The database would be published online to name and shame those accused of transgressions. Critics see it as yet another move to discredit the government’s opponents.

Georgian Dream did not responded to repeated requests for comment.

Thousands of demonstrators marching against the bill on “Foreign Agents” in the Georgian capital Tbilisi on May 11. | Daro Sulakauri/Getty Images

On Tuesday, as the Georgian parliament voted 84-30 in favor of the bill, thousands gathered outside the legislature in central Tbilisi to drown out proceedings with a chorus of whistles, vuvuzelas and banging pots and pans. Riot police dispersed the crowds with water cannon and a sonic weapon. Authorities arrested dozens, deploying teargas against peaceful protesters, and have been accused of beating detainees.

At the edge of the rally, several men in black, wearing masks, accosted journalists and bystanders, taking pictures of those present in an apparent bid to intimidate them.
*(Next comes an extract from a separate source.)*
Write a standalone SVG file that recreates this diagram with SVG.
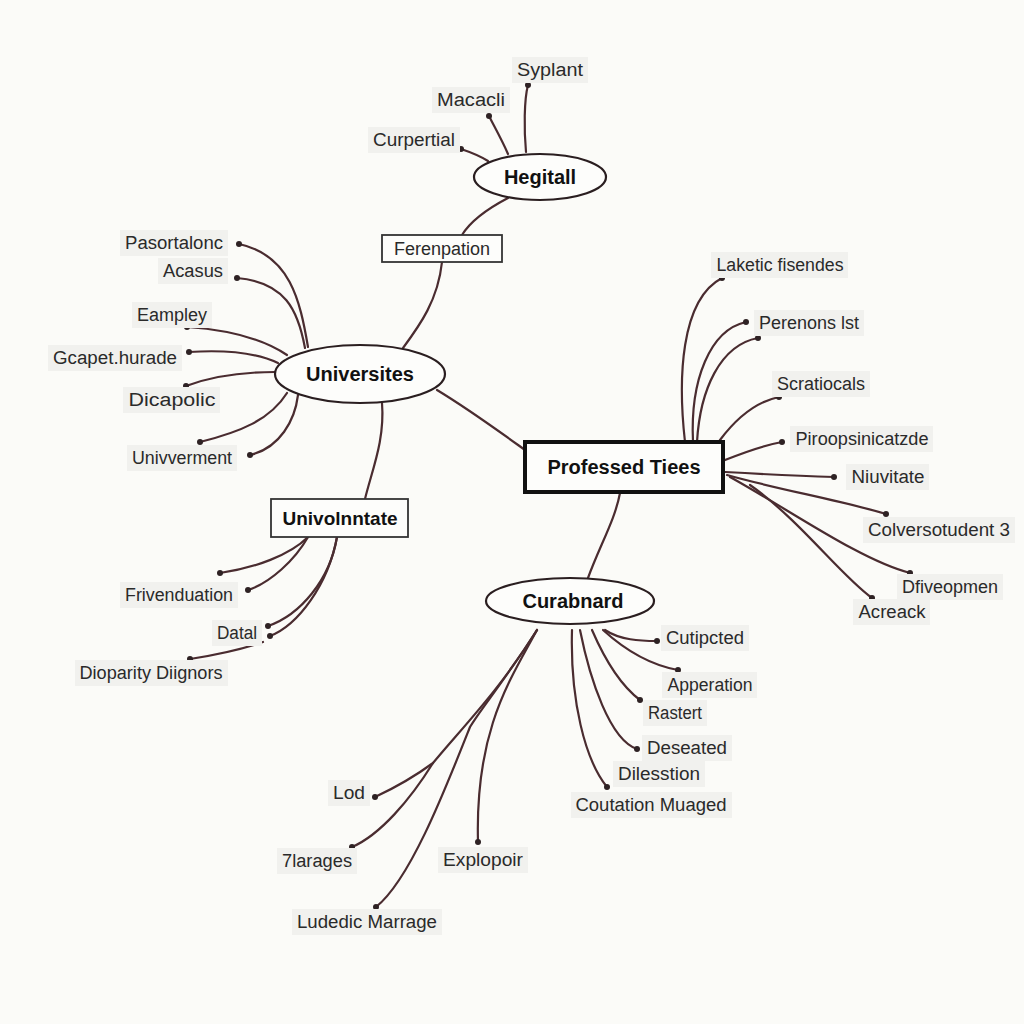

Asked by POLITICO to identify themselves and explain their side of the debate, they remained silent and continued to photograph attendees.

Georgian Dream has been warned by its U.S. and EU partners that adoption of the bill will harm Georgia’s Euro-Atlantic aspirations.

U.S. State Department Assistant Secretary Jim O’Brien warned of potential sanctions after Tuesday’s vote.

“‘If the law goes forward, out of conformity with EU norms, and there’s undermining of democracy here, and there’s violence against peaceful protesters, then we’ll see restrictions coming from the U.S. These tend to be financial and travel restrictions on the individuals responsible for these actions and their families.”